Prefiro morrer de pé
“Prefiro morrer de pé do que viver ajoelhado”, disse o director do Charlie Hebdo, como que a antecipar o fatídico destino.
De pé! Não como um cobarde e muito menos como um traidor. De pé!
Após a sua profetizada morte, logo saíram à rua todos os hipócritas, cobardes, inocentes e idiotas úteis da sociedade a gritar – Eu sou Charlie Hebdo! A pensarem que são Charlie Hebdo.
Não, não são. Gostariam de o ser, porventura, mas não o são. Nunca o serão. Muitos estarão nos antípodas de Charlie Hebdo. Muitos serão responsáveis pela necessidade de um Charlie Hebdo.

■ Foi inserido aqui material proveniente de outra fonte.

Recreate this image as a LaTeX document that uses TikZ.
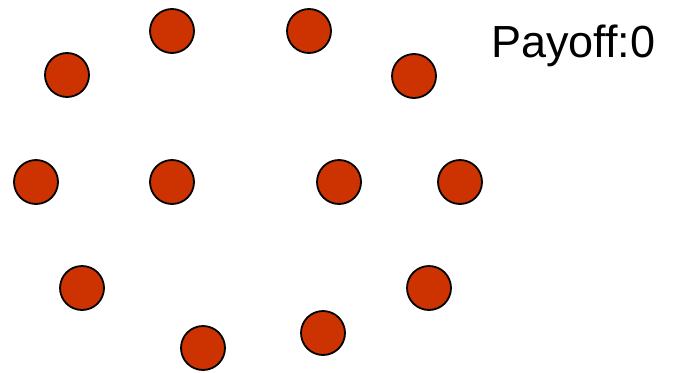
\documentclass[tikz,border=0pt]{standalone}
\usepackage{fontspec}
\setmainfont{Liberation Sans}
\usepackage{tikz}

\definecolor{playerred}{HTML}{CC3300}

\begin{document}
\begin{tikzpicture}[
    x=1pt, y=-1pt,
    player/.style={
        draw,
        circle,
        fill=playerred,
        line width=1.8pt,
        inner sep=0pt,
        minimum size=44pt
    },
    score/.style={
        anchor=base west,
        inner sep=0pt,
        font=\fontsize{45}{52}\selectfont
    }
]
\useasboundingbox (0,0) rectangle (679,372);

\node[player] (p1) at (172,31) {};
\node[player] (p2) at (309,31) {};
\node[player] (p3) at (67,75) {};
\node[player] (p4) at (414,76) {};
\node[player] (p5) at (36,182) {};
\node[player] (p6) at (172,182) {};
\node[player] (p7) at (339,182) {};
\node[player] (p8) at (460,182) {};
\node[player] (p9) at (82,288) {};
\node[player] (p10) at (429,288) {};
\node[player] (p11) at (203,348) {};
\node[player] (p12) at (323,333) {};

\node[score] (payoff) at (491,57) {Payoff:0};

\end{tikzpicture}
\end{document}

Stéphane Charbonnier foi o paradigma da coragem. Deu a vida pela liberdade. Não por uma liberdade patética e anárquica. Deu a vida pela sua liberdade de expressão e pela liberdade dos outros de não concordarem com ela. Teve nas veias o calor do sangue que a transfusão do iluminismo nos legou. Mesmo sabendo que a sua vida corria perigo. E muito poucos dos que se auto-intitularam Charlie Hebdo seriam capazes de o fazer. Palavras leva-as o vento, assim dizia Florbela Espanca. E assim o vento levará todas as pias mensagens de tolerância para com os intolerantes que muitos ímpios lhe atiram de joelhos.
Morreu Stéphane Charbonnier. Um ateu como tantos outros. Um cidadão como tantos outros. Mas diferente de tantos outros. Feriu com o som das palavras, morreu ao eco das espingardas. Morreu às mãos de intolerantes. E há quem tenha o cinismo de o apelidar de intolerante. Ateus inclusive. Porque há ateus que apenas o são para justificar a sua incapacidade de integração na sociedade. Para manifestar o seu desprezo pela sociedade. Tal como os intolerantes que mataram Stéphane Charbonnier.
Morreu Charlie Hebdo. Morreu um jornal. O símbolo máximo da liberdade de expressão. E há cobardes que se dizem Charlie Hebdo. E há fanáticos que apoiam outros fanáticos, que negam outros fanáticos, porque não conseguem admitir que os seus dogmas ideológicos possam estar errados e desadequados da civilização.
Morreu Charlie Hebdo.
Viva Charlie Hebdo!
E quanto aos cobardes… Os cobardes já morreram. De joelhos. Porque os cobardes morrem muitas vezes antes de morrer. E sempre de joelhos.